Jones’s game day limitations are costing the Vols. Dearly.
In 2013 it was the Georgia and Vanderbilt games. In 2014 it was the Florida game.
And this season it is the Oklahoma and Florida games (and who knows what’s to come).
Jones talks about analytics. But I’m trying to figure out what numeric system says that kicking a meaningless extra point is the better call than going for two with 10 minutes remaining when up by 12 at Florida?
Jones (and defensive coordinator John Jancek) also thought rushing only 3 guys was the right call on 4th and 14. The numbers tell us that won’t put any pressure on the quarterback. Will Grier had all day to find his receiver, on what would turn into the 63 yard game winning touchdown for the Gators. In fact, Tennessee only rushed 3 guys on Florida’s three 4th downs over the final 2 drives, and got burned each time.
I could go on and on. The two timeouts that Jones called on the day that allowed Florida to regroup and then convert on two other 4th downs… The Vols getting off only 4 offensive plays on their last possession, despite 1:26 being on the clock AND having two timeouts at their disposal…
Plain and simple, these are mistakes that a head coach in the Southeastern Conference should not be making on a consistent basis.
Maybe the other issue with Jones is that he never seems to take responsibility when things go wrong, as they have been doing. When your coach makes $3.2 million you would expect, if nothing else, that he would start every press conference following a loss with a simple, “This loss is on me” type statement.
For all his talk and bluster and clichés about being the steward of Tennessee football, Jones rarely puts a loss on his shoulders, or when he does, it comes a couple of days too late. This is a Dooley-esque approach that eventually wears thin on a fan base, and perhaps most importantly, on a roster that is filled with his guys…
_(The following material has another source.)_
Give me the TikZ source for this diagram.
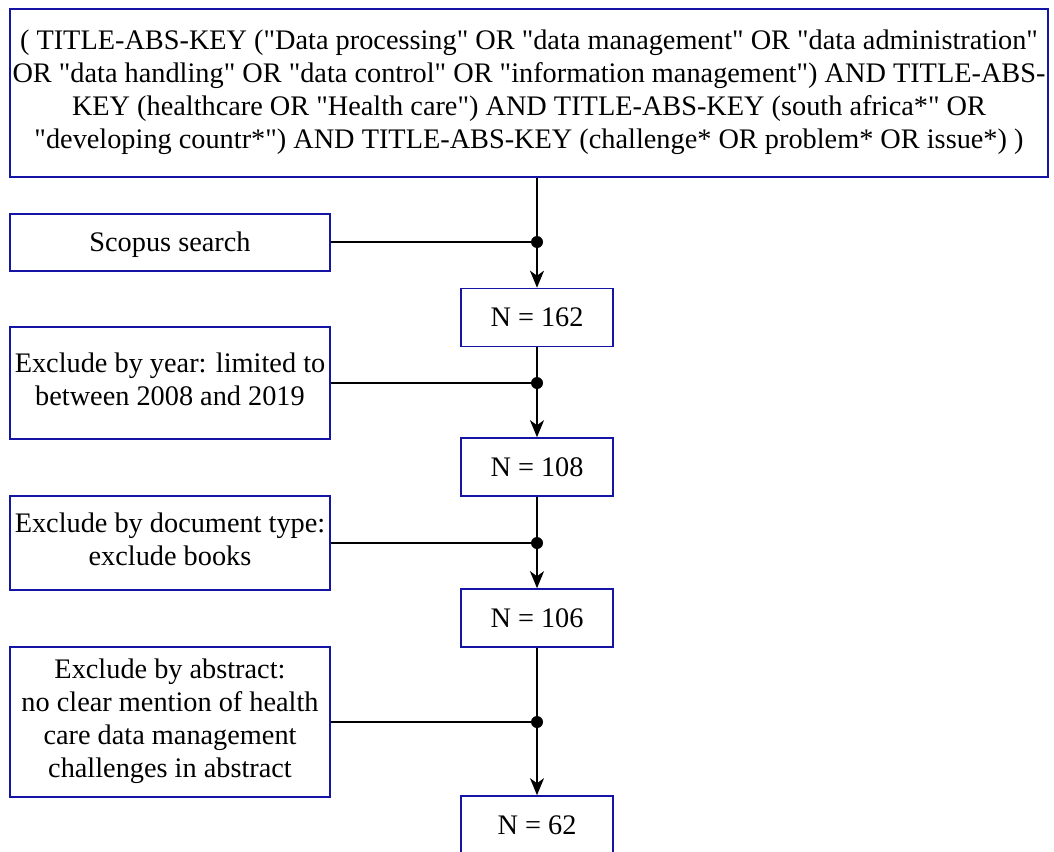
\documentclass[tikz,border=0pt]{standalone}
\usepackage{fontspec}
\setmainfont{Liberation Serif}[Ligatures=TeXOff]
\newfontfamily\boxfont{Liberation Serif}[Ligatures=TeXOff]
\usetikzlibrary{arrows.meta}
\definecolor{boxblue}{RGB}{20,20,165}
% invisible strut giving each text line a fixed line box
\newcommand\lnstrut{\rule[-0.25em]{0pt}{1.166em}}
\begin{document}
\begin{tikzpicture}[x=1pt,y=-1pt,
  box/.style={draw=boxblue, line width=1.6pt, align=center, inner sep=0pt,
    font=\boxfont\fontsize{28.3}{33}\selectfont,
    execute at begin node=\lnstrut, execute at end node=\lnstrut},
  flow/.style={line width=1.8pt, -{Stealth[length=17pt,width=14pt,inset=5pt]}},
  feed/.style={line width=1.8pt},
  junction/.style={circle, fill=black, inner sep=0pt, minimum size=12pt}
]
\useasboundingbox (0,0) rectangle (1054,851);

% query box
\node[box, minimum width=1038pt, minimum height=168pt] (query) at (529,93)
  {( TITLE-ABS-KEY ("Data processing" OR "data management" OR "data administration"\\
   OR "data handling" OR "data control" OR "information management") AND TITLE-ABS-\\
   KEY (healthcare OR "Health care") AND TITLE-ABS-KEY (south africa*" OR\\
   "developing countr*") AND TITLE-ABS-KEY (challenge* OR problem* OR issue*) )};

% left-hand step boxes
\node[box, minimum width=320pt, minimum height=57pt] (scopus) at (170,242.5) {Scopus search};
\node[box, minimum width=320pt, minimum height=112pt] (year) at (170,383)
  {Exclude by year: limited to\\ between 2008 and 2019};
\node[box, minimum width=320pt, minimum height=94pt] (doctype) at (170,543)
  {Exclude by document type:\\ exclude books};
\node[box, minimum width=320pt, minimum height=150pt] (abstract) at (170,722)
  {Exclude by abstract:\\ no clear mention of health\\ care data management\\ challenges in abstract};

% count boxes
\node[box, minimum width=152pt, minimum height=58pt] (n162) at (537,317.5) {N = 162};
\node[box, minimum width=152pt, minimum height=58pt] (n108) at (537,467) {N = 108};
\node[box, minimum width=152pt, minimum height=58pt] (n106) at (537,618) {N = 106};
\node[box, minimum width=152pt, minimum height=58pt] (n62) at (537,825) {N = 62};

% junction points on the main line
\coordinate (j1) at ([yshift=0.5pt]n162.north |- scopus.east);
\coordinate (j2) at (n162.south |- year.east);
\coordinate (j3) at (n108.south |- doctype.east);
\coordinate (j4) at (n106.south |- abstract.east);

% main flow
\draw[flow] (n162.north |- query.south) -- (n162.north);
\draw[flow] (n162.south) -- (n108.north);
\draw[flow] (n108.south) -- (n106.north);
\draw[flow] (n106.south) -- (n62.north);

% side feeds
\draw[feed] (scopus.east |- j1) -- (j1);
\draw[feed] (year.east) -- (j2);
\draw[feed] (doctype.east) -- (j3);
\draw[feed] (abstract.east) -- (j4);

\node[junction] at (j1) {};
\node[junction] at (j2) {};
\node[junction] at (j3) {};
\node[junction] at (j4) {};
\end{tikzpicture}
\end{document}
Publicly, Jones’s players are saying all the right things. Kicker Aaron Medley posted this tweet following the Florida loss.
“I would take a bullet for Coach Jones… That man has changed my life in so many ways. Believe in him. Our time is coming!”
But how much longer are Tennessee fans supposed to wait? Over the past 7 football seasons the Vols have won between 5 and 7 games. No team in the nation has a longer streak of mediocrity. With Georgia, Alabama still on the schedule, as well as improving Kentucky and a Missouri team the Vols have never beaten, it appears that the Vols are heading down that road again.
Butch Jones has done a lot of good things at Tennessee. No one disputes that. But eventually he is going to have to prove that he can be good at the most important part of being a coach. And that is coaching.
There are no easy answers. It may come down to Jones putting his ego aside and making adjustments to his game plan as necessary. In losses to Oklahoma and Florida, the Vols had some very suspect play calling, especially on offense, in the fourth quarter. In each of those games Tennessee had a chance to put the game away with a first down or two. In each of those games, Jones (and offensive coordinator Mike DeBord) chose a conservative philosophy that would have made the GOP happy, choosing to run the football and punt, never seriously trying to move the chains.
Perhaps Butch Jones is what he is at this point. He is 47 years old and has been a coach at different level since 1990. The good coaches are the ones that can change their philosophies when necessary, be it for their personnel or their conference or the down and distance or whatever it may be.
But if Jones can’t change? The Vols will need to recruit at a 1980s Miami Hurricanes level to make up for his mistakes.